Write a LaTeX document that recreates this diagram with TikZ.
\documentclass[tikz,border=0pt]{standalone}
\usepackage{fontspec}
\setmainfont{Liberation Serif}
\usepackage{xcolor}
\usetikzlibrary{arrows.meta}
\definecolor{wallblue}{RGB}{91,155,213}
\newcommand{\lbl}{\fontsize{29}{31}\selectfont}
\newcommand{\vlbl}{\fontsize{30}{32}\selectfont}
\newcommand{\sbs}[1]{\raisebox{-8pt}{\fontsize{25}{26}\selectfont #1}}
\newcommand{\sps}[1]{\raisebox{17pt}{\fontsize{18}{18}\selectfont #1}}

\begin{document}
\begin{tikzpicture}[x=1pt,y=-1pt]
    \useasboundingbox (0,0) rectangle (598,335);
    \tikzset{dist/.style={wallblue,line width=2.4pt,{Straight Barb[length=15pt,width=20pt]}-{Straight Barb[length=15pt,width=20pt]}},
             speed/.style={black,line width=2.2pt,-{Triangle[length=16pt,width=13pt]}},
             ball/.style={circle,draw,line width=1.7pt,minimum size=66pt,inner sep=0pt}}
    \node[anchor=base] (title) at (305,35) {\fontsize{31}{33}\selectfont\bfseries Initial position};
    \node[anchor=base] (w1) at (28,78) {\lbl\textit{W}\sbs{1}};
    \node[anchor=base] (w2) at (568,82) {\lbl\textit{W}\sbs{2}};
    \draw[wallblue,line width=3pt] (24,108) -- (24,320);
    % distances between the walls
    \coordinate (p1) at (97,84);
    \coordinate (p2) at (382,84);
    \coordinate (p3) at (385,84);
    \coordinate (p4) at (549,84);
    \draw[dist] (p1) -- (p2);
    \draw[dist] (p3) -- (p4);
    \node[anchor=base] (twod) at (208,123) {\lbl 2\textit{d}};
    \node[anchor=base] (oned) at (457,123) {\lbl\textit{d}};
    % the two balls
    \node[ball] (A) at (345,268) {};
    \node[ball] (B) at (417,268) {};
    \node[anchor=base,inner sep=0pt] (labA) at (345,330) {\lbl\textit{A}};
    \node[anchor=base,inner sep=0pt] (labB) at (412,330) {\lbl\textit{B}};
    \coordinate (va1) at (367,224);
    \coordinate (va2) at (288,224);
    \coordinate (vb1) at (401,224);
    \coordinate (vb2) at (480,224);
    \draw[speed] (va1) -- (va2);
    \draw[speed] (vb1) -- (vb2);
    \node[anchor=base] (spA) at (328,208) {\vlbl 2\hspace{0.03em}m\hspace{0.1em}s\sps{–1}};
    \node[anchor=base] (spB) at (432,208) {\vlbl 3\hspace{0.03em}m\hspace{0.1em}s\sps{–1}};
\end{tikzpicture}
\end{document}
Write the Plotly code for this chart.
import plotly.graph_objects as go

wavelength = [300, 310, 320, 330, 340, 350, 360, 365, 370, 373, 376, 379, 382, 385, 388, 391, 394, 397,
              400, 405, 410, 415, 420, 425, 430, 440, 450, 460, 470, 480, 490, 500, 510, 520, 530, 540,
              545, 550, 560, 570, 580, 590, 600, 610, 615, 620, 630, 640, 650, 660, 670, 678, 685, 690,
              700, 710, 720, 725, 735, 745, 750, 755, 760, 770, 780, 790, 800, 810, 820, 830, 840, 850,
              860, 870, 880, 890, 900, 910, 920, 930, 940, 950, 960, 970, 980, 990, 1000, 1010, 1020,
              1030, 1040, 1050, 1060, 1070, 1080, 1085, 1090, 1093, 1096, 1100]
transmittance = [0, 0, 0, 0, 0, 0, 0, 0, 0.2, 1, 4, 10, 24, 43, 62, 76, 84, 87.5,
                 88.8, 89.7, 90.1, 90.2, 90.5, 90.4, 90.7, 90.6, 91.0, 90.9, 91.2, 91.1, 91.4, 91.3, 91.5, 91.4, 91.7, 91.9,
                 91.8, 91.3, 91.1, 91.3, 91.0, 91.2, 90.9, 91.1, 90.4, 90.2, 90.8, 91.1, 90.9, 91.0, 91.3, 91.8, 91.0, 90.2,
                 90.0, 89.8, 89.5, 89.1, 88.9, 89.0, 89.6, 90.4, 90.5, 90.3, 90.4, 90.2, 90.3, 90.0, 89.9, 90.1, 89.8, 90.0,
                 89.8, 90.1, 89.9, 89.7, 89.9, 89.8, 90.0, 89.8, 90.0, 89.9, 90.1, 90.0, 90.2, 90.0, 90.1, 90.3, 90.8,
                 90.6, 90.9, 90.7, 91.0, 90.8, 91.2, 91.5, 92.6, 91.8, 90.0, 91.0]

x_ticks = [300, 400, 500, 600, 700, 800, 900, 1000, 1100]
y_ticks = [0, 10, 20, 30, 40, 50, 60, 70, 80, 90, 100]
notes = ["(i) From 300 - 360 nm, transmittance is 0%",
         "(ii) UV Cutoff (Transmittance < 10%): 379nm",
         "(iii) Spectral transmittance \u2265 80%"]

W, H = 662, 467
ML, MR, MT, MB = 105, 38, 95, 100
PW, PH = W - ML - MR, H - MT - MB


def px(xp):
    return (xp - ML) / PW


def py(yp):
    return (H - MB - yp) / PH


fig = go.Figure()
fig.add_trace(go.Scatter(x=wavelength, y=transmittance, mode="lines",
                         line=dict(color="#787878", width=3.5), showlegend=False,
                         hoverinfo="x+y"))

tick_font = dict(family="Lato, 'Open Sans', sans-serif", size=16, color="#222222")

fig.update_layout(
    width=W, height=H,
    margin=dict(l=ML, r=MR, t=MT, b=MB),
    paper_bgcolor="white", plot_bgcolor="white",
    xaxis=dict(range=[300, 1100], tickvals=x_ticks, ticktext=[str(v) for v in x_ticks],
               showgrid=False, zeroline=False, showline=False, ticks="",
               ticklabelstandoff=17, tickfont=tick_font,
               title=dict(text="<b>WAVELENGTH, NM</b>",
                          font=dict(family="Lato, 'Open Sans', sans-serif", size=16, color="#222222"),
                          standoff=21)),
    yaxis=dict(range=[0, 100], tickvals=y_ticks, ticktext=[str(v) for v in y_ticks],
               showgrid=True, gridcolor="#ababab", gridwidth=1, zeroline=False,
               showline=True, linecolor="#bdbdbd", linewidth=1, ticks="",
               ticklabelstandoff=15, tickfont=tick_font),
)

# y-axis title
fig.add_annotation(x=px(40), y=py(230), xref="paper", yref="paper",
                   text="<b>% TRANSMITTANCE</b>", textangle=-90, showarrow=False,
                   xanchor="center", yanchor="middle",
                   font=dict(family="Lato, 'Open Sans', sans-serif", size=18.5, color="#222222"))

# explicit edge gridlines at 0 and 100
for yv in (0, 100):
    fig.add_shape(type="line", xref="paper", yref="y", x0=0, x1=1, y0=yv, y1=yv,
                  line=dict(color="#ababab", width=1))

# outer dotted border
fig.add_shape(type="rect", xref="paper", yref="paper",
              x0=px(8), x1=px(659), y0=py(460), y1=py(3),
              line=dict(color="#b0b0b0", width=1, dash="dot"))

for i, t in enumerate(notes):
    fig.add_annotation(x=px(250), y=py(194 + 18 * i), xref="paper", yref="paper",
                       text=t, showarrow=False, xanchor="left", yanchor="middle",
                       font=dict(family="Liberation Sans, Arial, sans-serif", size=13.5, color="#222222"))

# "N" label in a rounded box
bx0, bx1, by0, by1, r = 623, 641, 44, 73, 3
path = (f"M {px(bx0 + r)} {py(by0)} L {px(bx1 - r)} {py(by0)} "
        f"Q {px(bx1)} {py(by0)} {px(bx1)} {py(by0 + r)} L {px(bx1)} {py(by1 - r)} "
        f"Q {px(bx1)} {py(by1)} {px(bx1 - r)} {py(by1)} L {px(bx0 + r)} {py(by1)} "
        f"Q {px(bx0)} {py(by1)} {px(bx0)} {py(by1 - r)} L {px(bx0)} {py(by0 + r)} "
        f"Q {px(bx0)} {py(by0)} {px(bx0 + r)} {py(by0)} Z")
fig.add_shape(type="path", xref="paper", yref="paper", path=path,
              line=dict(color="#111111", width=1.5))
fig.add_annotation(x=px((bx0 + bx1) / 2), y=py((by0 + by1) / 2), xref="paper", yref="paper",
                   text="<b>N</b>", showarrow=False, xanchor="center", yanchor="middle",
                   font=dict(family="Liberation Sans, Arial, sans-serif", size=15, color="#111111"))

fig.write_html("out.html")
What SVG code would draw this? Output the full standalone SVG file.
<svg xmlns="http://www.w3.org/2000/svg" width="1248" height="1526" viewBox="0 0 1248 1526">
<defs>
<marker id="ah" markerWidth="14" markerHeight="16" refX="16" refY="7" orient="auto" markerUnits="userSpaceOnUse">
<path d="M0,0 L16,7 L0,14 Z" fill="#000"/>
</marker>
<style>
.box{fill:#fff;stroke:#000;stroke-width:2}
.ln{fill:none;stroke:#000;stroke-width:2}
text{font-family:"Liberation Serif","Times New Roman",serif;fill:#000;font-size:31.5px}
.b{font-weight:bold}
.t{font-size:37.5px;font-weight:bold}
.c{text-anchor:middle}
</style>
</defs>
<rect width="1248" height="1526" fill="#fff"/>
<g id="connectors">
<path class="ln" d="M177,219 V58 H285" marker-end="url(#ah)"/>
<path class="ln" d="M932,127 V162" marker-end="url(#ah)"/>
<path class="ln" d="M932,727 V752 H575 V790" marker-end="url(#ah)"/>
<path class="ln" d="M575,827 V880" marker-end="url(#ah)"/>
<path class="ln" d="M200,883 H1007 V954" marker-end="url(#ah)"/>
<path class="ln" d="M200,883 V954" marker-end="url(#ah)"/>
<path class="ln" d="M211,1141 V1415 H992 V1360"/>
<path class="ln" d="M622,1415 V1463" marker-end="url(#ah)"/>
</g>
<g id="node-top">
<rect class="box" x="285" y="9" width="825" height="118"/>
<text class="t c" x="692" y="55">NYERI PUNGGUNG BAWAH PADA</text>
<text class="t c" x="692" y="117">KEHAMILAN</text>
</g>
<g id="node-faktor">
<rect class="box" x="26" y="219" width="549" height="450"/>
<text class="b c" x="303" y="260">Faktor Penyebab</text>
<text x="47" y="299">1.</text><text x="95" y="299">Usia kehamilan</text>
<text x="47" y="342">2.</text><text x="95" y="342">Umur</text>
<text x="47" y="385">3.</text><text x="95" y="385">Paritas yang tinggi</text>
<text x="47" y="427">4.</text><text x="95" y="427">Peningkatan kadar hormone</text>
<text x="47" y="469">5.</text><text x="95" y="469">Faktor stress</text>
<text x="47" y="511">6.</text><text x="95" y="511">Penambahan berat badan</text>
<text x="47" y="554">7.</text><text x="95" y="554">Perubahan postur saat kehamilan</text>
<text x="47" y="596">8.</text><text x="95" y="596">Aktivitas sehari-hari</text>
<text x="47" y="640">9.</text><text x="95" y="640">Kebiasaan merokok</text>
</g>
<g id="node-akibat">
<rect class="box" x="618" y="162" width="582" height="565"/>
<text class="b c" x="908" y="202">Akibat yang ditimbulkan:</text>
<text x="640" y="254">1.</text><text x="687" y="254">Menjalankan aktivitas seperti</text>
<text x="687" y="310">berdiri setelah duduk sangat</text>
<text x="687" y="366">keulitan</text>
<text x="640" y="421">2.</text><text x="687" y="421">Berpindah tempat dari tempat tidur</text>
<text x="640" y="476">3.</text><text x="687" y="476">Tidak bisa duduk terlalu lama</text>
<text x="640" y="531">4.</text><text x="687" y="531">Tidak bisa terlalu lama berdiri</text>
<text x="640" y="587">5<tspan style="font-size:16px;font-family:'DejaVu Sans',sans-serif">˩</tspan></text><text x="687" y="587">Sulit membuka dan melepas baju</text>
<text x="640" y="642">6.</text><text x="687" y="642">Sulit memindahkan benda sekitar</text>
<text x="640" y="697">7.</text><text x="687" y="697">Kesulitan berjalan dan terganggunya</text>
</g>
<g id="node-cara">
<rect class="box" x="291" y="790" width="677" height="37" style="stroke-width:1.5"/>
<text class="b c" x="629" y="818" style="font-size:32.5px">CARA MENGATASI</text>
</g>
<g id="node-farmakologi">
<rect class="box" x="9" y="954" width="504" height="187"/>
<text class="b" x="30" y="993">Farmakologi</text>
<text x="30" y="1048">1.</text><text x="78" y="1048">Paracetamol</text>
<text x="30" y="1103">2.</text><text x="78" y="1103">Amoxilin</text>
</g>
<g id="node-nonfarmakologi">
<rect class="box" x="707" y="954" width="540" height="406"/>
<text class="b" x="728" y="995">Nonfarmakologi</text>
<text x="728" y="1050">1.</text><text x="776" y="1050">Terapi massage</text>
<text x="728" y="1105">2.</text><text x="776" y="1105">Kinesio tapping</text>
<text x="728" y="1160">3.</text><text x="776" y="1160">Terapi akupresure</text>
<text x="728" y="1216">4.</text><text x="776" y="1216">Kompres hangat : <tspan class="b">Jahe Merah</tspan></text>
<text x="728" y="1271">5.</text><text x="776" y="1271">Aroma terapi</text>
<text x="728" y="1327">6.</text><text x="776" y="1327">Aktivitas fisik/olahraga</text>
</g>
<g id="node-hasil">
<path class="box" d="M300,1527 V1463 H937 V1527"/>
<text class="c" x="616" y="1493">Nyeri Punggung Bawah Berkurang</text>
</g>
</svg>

----------

→ TASK REQUIREMENTS
Above are records; repeat only the lines starting at the line with "Write the Plotly code for this chart." and ending at the line with "import plotly.graph_objects as go", exactly as they appear, both included.

→ IN RESPONSE
Write the Plotly code for this chart.
import plotly.graph_objects as go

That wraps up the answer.